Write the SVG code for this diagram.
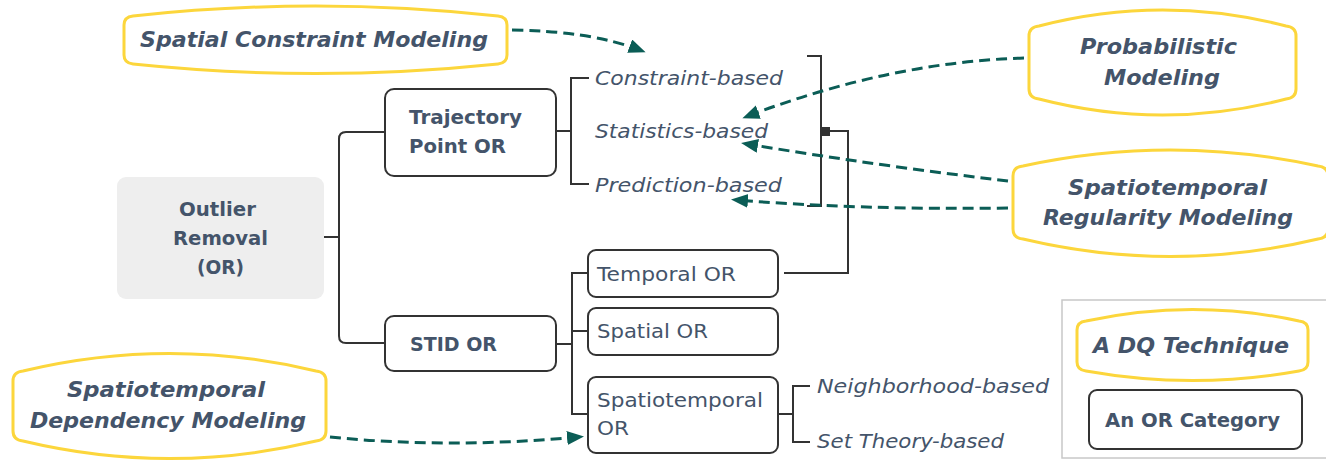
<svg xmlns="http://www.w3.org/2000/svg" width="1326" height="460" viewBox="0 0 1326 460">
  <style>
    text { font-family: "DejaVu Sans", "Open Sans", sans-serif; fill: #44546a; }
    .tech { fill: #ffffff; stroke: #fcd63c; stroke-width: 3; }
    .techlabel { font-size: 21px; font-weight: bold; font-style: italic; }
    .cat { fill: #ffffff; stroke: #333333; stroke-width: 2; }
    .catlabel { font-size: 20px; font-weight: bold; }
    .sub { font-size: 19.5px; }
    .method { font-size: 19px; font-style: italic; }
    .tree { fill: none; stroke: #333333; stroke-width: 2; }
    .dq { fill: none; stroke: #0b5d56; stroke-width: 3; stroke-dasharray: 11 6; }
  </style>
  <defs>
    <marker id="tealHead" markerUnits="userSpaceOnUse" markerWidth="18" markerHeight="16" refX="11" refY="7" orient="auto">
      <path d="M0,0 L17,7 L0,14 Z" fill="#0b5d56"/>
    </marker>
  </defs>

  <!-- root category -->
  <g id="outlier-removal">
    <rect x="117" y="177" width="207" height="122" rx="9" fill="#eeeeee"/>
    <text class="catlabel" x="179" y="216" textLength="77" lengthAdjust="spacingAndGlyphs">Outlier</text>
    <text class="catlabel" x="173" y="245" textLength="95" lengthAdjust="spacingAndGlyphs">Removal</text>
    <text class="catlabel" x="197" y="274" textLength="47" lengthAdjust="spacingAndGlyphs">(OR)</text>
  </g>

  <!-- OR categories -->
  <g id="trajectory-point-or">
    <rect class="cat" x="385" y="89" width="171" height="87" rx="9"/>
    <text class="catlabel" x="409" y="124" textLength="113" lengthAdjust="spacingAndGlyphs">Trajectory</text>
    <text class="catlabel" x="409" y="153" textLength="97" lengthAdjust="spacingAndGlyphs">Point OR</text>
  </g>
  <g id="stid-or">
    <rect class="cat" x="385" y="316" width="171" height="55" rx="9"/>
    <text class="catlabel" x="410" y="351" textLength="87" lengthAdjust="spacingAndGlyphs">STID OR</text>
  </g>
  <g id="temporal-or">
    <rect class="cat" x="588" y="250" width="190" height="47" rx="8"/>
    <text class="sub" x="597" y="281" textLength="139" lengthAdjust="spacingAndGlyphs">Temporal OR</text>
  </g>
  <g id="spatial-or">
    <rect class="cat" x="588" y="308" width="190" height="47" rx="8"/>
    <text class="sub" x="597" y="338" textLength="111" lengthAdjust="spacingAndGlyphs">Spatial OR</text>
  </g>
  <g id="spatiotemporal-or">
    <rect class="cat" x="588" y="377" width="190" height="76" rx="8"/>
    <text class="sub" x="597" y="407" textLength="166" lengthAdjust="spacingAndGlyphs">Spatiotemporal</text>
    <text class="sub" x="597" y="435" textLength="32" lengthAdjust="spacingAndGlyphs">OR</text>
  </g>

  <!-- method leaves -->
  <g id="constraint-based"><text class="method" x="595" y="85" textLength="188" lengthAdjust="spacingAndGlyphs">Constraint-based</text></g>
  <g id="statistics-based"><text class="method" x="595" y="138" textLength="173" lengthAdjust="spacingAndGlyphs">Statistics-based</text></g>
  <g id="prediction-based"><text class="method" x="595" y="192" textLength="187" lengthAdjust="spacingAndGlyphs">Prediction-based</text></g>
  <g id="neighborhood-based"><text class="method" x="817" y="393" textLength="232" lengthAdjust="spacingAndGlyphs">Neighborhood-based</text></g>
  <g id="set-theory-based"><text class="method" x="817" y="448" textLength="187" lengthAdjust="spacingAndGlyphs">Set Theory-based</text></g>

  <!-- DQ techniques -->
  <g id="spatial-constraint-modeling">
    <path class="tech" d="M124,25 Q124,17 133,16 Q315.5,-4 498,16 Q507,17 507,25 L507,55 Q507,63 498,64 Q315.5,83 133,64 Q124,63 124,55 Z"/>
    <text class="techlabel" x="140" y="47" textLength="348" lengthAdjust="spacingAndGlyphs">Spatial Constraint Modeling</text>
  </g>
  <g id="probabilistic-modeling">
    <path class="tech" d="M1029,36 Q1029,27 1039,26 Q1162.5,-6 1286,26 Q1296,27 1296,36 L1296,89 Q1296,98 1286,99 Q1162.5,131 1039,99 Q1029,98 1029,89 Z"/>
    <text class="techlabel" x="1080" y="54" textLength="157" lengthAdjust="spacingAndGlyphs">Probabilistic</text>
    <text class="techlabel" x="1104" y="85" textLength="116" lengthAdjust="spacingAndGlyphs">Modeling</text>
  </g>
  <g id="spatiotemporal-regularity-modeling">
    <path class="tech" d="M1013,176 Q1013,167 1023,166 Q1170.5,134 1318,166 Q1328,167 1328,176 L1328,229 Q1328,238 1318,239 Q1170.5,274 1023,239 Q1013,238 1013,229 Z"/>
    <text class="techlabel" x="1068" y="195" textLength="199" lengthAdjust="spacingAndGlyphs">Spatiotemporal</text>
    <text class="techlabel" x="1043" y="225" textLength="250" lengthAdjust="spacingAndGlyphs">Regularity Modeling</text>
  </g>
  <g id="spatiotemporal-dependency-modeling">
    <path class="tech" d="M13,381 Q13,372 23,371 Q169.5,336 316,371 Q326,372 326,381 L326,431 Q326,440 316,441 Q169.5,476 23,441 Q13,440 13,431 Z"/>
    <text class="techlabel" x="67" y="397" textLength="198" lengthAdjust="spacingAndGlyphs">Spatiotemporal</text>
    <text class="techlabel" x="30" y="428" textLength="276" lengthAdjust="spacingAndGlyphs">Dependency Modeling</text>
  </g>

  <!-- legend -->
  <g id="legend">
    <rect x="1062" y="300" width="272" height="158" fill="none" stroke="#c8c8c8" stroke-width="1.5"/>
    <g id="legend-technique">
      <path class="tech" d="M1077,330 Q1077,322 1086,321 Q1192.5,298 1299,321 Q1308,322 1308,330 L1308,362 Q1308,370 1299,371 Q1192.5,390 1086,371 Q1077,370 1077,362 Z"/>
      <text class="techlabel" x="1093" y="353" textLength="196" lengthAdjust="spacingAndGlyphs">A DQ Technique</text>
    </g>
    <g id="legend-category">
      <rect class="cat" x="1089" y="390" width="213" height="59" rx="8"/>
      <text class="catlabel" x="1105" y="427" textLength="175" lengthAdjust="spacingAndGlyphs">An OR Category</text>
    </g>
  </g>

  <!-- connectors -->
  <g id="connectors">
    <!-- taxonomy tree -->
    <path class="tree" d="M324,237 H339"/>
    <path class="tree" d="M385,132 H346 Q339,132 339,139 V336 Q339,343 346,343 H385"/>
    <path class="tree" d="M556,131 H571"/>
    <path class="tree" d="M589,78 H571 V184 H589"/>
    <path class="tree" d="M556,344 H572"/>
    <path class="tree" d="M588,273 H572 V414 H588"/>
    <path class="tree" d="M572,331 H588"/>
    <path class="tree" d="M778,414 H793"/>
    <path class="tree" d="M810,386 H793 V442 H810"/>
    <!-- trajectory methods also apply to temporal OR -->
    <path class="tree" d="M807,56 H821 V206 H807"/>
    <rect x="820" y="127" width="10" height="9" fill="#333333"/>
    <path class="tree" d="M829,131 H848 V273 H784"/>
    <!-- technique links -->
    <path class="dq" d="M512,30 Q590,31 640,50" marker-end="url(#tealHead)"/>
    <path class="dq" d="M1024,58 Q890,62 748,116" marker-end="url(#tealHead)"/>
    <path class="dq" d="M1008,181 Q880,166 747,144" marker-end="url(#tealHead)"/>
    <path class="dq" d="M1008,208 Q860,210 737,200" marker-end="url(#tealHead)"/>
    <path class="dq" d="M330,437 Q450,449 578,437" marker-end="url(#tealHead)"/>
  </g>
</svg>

• **Exercise goal**: Extract the full listing above verbatim; pictures are to be left out of the copy.

• **Response below**:
Write the SVG code for this diagram.
<svg xmlns="http://www.w3.org/2000/svg" width="1326" height="460" viewBox="0 0 1326 460">
  <style>
    text { font-family: "DejaVu Sans", "Open Sans", sans-serif; fill: #44546a; }
    .tech { fill: #ffffff; stroke: #fcd63c; stroke-width: 3; }
    .techlabel { font-size: 21px; font-weight: bold; font-style: italic; }
    .cat { fill: #ffffff; stroke: #333333; stroke-width: 2; }
    .catlabel { font-size: 20px; font-weight: bold; }
    .sub { font-size: 19.5px; }
    .method { font-size: 19px; font-style: italic; }
    .tree { fill: none; stroke: #333333; stroke-width: 2; }
    .dq { fill: none; stroke: #0b5d56; stroke-width: 3; stroke-dasharray: 11 6; }
  </style>
  <defs>
    <marker id="tealHead" markerUnits="userSpaceOnUse" markerWidth="18" markerHeight="16" refX="11" refY="7" orient="auto">
      <path d="M0,0 L17,7 L0,14 Z" fill="#0b5d56"/>
    </marker>
  </defs>

  <!-- root category -->
  <g id="outlier-removal">
    <rect x="117" y="177" width="207" height="122" rx="9" fill="#eeeeee"/>
    <text class="catlabel" x="179" y="216" textLength="77" lengthAdjust="spacingAndGlyphs">Outlier</text>
    <text class="catlabel" x="173" y="245" textLength="95" lengthAdjust="spacingAndGlyphs">Removal</text>
    <text class="catlabel" x="197" y="274" textLength="47" lengthAdjust="spacingAndGlyphs">(OR)</text>
  </g>

  <!-- OR categories -->
  <g id="trajectory-point-or">
    <rect class="cat" x="385" y="89" width="171" height="87" rx="9"/>
    <text class="catlabel" x="409" y="124" textLength="113" lengthAdjust="spacingAndGlyphs">Trajectory</text>
    <text class="catlabel" x="409" y="153" textLength="97" lengthAdjust="spacingAndGlyphs">Point OR</text>
  </g>
  <g id="stid-or">
    <rect class="cat" x="385" y="316" width="171" height="55" rx="9"/>
    <text class="catlabel" x="410" y="351" textLength="87" lengthAdjust="spacingAndGlyphs">STID OR</text>
  </g>
  <g id="temporal-or">
    <rect class="cat" x="588" y="250" width="190" height="47" rx="8"/>
    <text class="sub" x="597" y="281" textLength="139" lengthAdjust="spacingAndGlyphs">Temporal OR</text>
  </g>
  <g id="spatial-or">
    <rect class="cat" x="588" y="308" width="190" height="47" rx="8"/>
    <text class="sub" x="597" y="338" textLength="111" lengthAdjust="spacingAndGlyphs">Spatial OR</text>
  </g>
  <g id="spatiotemporal-or">
    <rect class="cat" x="588" y="377" width="190" height="76" rx="8"/>
    <text class="sub" x="597" y="407" textLength="166" lengthAdjust="spacingAndGlyphs">Spatiotemporal</text>
    <text class="sub" x="597" y="435" textLength="32" lengthAdjust="spacingAndGlyphs">OR</text>
  </g>

  <!-- method leaves -->
  <g id="constraint-based"><text class="method" x="595" y="85" textLength="188" lengthAdjust="spacingAndGlyphs">Constraint-based</text></g>
  <g id="statistics-based"><text class="method" x="595" y="138" textLength="173" lengthAdjust="spacingAndGlyphs">Statistics-based</text></g>
  <g id="prediction-based"><text class="method" x="595" y="192" textLength="187" lengthAdjust="spacingAndGlyphs">Prediction-based</text></g>
  <g id="neighborhood-based"><text class="method" x="817" y="393" textLength="232" lengthAdjust="spacingAndGlyphs">Neighborhood-based</text></g>
  <g id="set-theory-based"><text class="method" x="817" y="448" textLength="187" lengthAdjust="spacingAndGlyphs">Set Theory-based</text></g>

  <!-- DQ techniques -->
  <g id="spatial-constraint-modeling">
    <path class="tech" d="M124,25 Q124,17 133,16 Q315.5,-4 498,16 Q507,17 507,25 L507,55 Q507,63 498,64 Q315.5,83 133,64 Q124,63 124,55 Z"/>
    <text class="techlabel" x="140" y="47" textLength="348" lengthAdjust="spacingAndGlyphs">Spatial Constraint Modeling</text>
  </g>
  <g id="probabilistic-modeling">
    <path class="tech" d="M1029,36 Q1029,27 1039,26 Q1162.5,-6 1286,26 Q1296,27 1296,36 L1296,89 Q1296,98 1286,99 Q1162.5,131 1039,99 Q1029,98 1029,89 Z"/>
    <text class="techlabel" x="1080" y="54" textLength="157" lengthAdjust="spacingAndGlyphs">Probabilistic</text>
    <text class="techlabel" x="1104" y="85" textLength="116" lengthAdjust="spacingAndGlyphs">Modeling</text>
  </g>
  <g id="spatiotemporal-regularity-modeling">
    <path class="tech" d="M1013,176 Q1013,167 1023,166 Q1170.5,134 1318,166 Q1328,167 1328,176 L1328,229 Q1328,238 1318,239 Q1170.5,274 1023,239 Q1013,238 1013,229 Z"/>
    <text class="techlabel" x="1068" y="195" textLength="199" lengthAdjust="spacingAndGlyphs">Spatiotemporal</text>
    <text class="techlabel" x="1043" y="225" textLength="250" lengthAdjust="spacingAndGlyphs">Regularity Modeling</text>
  </g>
  <g id="spatiotemporal-dependency-modeling">
    <path class="tech" d="M13,381 Q13,372 23,371 Q169.5,336 316,371 Q326,372 326,381 L326,431 Q326,440 316,441 Q169.5,476 23,441 Q13,440 13,431 Z"/>
    <text class="techlabel" x="67" y="397" textLength="198" lengthAdjust="spacingAndGlyphs">Spatiotemporal</text>
    <text class="techlabel" x="30" y="428" textLength="276" lengthAdjust="spacingAndGlyphs">Dependency Modeling</text>
  </g>

  <!-- legend -->
  <g id="legend">
    <rect x="1062" y="300" width="272" height="158" fill="none" stroke="#c8c8c8" stroke-width="1.5"/>
    <g id="legend-technique">
      <path class="tech" d="M1077,330 Q1077,322 1086,321 Q1192.5,298 1299,321 Q1308,322 1308,330 L1308,362 Q1308,370 1299,371 Q1192.5,390 1086,371 Q1077,370 1077,362 Z"/>
      <text class="techlabel" x="1093" y="353" textLength="196" lengthAdjust="spacingAndGlyphs">A DQ Technique</text>
    </g>
    <g id="legend-category">
      <rect class="cat" x="1089" y="390" width="213" height="59" rx="8"/>
      <text class="catlabel" x="1105" y="427" textLength="175" lengthAdjust="spacingAndGlyphs">An OR Category</text>
    </g>
  </g>

  <!-- connectors -->
  <g id="connectors">
    <!-- taxonomy tree -->
    <path class="tree" d="M324,237 H339"/>
    <path class="tree" d="M385,132 H346 Q339,132 339,139 V336 Q339,343 346,343 H385"/>
    <path class="tree" d="M556,131 H571"/>
    <path class="tree" d="M589,78 H571 V184 H589"/>
    <path class="tree" d="M556,344 H572"/>
    <path class="tree" d="M588,273 H572 V414 H588"/>
    <path class="tree" d="M572,331 H588"/>
    <path class="tree" d="M778,414 H793"/>
    <path class="tree" d="M810,386 H793 V442 H810"/>
    <!-- trajectory methods also apply to temporal OR -->
    <path class="tree" d="M807,56 H821 V206 H807"/>
    <rect x="820" y="127" width="10" height="9" fill="#333333"/>
    <path class="tree" d="M829,131 H848 V273 H784"/>
    <!-- technique links -->
    <path class="dq" d="M512,30 Q590,31 640,50" marker-end="url(#tealHead)"/>
    <path class="dq" d="M1024,58 Q890,62 748,116" marker-end="url(#tealHead)"/>
    <path class="dq" d="M1008,181 Q880,166 747,144" marker-end="url(#tealHead)"/>
    <path class="dq" d="M1008,208 Q860,210 737,200" marker-end="url(#tealHead)"/>
    <path class="dq" d="M330,437 Q450,449 578,437" marker-end="url(#tealHead)"/>
  </g>
</svg>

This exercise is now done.